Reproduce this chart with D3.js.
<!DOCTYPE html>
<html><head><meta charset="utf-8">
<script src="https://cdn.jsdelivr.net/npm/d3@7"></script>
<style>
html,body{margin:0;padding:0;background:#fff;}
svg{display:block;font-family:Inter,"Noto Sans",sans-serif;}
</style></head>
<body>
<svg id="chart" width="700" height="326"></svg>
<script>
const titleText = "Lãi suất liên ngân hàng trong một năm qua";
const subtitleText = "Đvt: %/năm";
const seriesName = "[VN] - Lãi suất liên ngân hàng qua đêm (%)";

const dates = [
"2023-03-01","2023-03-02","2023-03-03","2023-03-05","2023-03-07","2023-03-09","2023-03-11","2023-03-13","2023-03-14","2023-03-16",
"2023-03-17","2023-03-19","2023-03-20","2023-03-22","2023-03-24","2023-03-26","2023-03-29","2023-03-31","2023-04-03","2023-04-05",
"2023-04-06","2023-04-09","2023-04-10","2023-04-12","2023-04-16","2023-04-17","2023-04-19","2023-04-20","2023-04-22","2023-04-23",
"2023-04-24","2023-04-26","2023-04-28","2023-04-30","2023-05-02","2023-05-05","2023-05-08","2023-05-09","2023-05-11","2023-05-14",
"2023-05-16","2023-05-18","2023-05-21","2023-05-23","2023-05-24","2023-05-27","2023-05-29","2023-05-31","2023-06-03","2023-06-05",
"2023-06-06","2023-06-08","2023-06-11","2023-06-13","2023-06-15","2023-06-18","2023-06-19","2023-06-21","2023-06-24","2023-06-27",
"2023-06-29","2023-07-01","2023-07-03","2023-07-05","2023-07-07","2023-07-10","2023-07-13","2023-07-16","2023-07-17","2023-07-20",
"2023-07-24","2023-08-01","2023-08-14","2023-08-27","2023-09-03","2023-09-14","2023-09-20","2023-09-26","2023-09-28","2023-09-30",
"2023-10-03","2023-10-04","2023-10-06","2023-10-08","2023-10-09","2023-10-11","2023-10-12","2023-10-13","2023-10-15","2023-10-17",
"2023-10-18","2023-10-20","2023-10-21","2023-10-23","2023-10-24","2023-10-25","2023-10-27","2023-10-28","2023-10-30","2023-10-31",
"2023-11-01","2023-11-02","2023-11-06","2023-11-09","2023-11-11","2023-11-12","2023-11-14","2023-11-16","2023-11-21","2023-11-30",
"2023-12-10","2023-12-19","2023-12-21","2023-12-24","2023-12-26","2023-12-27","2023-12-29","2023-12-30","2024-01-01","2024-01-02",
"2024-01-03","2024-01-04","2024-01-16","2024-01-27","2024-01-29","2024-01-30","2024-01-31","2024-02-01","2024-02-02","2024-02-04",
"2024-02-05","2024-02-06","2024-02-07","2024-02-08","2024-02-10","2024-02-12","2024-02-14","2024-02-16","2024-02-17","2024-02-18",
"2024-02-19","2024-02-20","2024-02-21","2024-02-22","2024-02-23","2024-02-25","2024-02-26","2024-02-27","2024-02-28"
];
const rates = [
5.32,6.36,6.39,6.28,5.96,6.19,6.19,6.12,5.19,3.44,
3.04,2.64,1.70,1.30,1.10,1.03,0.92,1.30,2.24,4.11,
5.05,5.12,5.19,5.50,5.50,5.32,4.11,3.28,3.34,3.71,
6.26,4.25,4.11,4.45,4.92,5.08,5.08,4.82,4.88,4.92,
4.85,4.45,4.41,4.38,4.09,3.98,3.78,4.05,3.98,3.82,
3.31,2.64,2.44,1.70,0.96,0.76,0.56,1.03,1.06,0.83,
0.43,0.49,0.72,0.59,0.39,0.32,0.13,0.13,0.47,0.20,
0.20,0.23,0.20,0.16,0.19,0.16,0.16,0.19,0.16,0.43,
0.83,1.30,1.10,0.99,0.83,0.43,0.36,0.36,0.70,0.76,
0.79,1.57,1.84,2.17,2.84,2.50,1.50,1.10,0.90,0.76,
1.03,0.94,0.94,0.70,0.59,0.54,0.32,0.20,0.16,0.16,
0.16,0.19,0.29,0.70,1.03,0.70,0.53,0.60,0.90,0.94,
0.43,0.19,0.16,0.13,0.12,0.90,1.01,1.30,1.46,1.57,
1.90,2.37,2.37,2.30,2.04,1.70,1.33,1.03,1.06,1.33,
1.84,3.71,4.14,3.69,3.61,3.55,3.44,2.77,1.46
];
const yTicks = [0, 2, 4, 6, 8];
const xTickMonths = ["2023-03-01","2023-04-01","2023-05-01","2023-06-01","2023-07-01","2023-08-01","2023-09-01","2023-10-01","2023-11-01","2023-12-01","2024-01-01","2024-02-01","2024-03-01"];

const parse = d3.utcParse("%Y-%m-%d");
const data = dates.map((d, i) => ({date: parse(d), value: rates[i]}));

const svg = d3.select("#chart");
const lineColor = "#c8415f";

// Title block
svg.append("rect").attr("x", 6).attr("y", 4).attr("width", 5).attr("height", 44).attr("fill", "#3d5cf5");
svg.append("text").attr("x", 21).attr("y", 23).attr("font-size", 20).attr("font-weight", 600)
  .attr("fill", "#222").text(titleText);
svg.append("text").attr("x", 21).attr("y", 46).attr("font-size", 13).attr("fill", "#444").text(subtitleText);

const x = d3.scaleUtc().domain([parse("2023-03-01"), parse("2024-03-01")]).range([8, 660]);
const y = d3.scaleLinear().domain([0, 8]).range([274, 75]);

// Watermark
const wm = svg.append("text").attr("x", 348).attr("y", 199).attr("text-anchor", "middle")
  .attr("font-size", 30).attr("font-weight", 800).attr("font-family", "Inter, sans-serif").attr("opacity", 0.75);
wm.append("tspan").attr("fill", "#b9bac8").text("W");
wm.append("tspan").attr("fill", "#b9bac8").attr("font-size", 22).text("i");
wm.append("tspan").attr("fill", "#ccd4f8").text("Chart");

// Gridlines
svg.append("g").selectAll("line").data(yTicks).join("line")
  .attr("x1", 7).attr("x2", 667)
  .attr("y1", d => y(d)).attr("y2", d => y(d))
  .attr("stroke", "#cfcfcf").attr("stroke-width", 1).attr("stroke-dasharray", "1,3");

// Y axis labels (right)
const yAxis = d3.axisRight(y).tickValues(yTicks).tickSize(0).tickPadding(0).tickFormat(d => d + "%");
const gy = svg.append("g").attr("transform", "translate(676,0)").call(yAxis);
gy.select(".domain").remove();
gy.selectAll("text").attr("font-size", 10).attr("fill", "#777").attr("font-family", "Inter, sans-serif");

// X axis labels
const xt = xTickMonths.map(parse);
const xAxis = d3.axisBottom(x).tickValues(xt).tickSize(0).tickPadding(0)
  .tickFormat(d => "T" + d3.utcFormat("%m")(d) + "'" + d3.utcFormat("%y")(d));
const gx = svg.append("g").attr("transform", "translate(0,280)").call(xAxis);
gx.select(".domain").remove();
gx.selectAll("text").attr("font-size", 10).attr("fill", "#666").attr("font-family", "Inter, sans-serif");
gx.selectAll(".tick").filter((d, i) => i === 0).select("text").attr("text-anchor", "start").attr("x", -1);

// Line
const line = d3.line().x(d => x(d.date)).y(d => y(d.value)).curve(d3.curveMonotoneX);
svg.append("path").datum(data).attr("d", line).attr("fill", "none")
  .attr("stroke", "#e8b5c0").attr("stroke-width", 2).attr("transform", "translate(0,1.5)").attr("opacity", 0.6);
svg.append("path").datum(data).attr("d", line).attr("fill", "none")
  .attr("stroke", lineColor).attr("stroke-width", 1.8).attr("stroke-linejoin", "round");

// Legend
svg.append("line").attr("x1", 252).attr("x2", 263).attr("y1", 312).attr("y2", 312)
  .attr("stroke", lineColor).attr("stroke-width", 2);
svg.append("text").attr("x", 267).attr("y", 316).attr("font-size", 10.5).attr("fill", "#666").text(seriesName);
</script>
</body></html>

#### [PROBLEM DESCRIPTION]
Reproduce exactly, please, only the lines from the start of the data above to the line that contains "ngân hàng qua", with both ends kept.

#### [TASK RESULT]
Reproduce this chart with D3.js.
<!DOCTYPE html>
<html><head><meta charset="utf-8">
<script src="https://cdn.jsdelivr.net/npm/d3@7"></script>
<style>
html,body{margin:0;padding:0;background:#fff;}
svg{display:block;font-family:Inter,"Noto Sans",sans-serif;}
</style></head>
<body>
<svg id="chart" width="700" height="326"></svg>
<script>
const titleText = "Lãi suất liên ngân hàng trong một năm qua";
const subtitleText = "Đvt: %/năm";
const seriesName = "[VN] - Lãi suất liên ngân hàng qua đêm (%)";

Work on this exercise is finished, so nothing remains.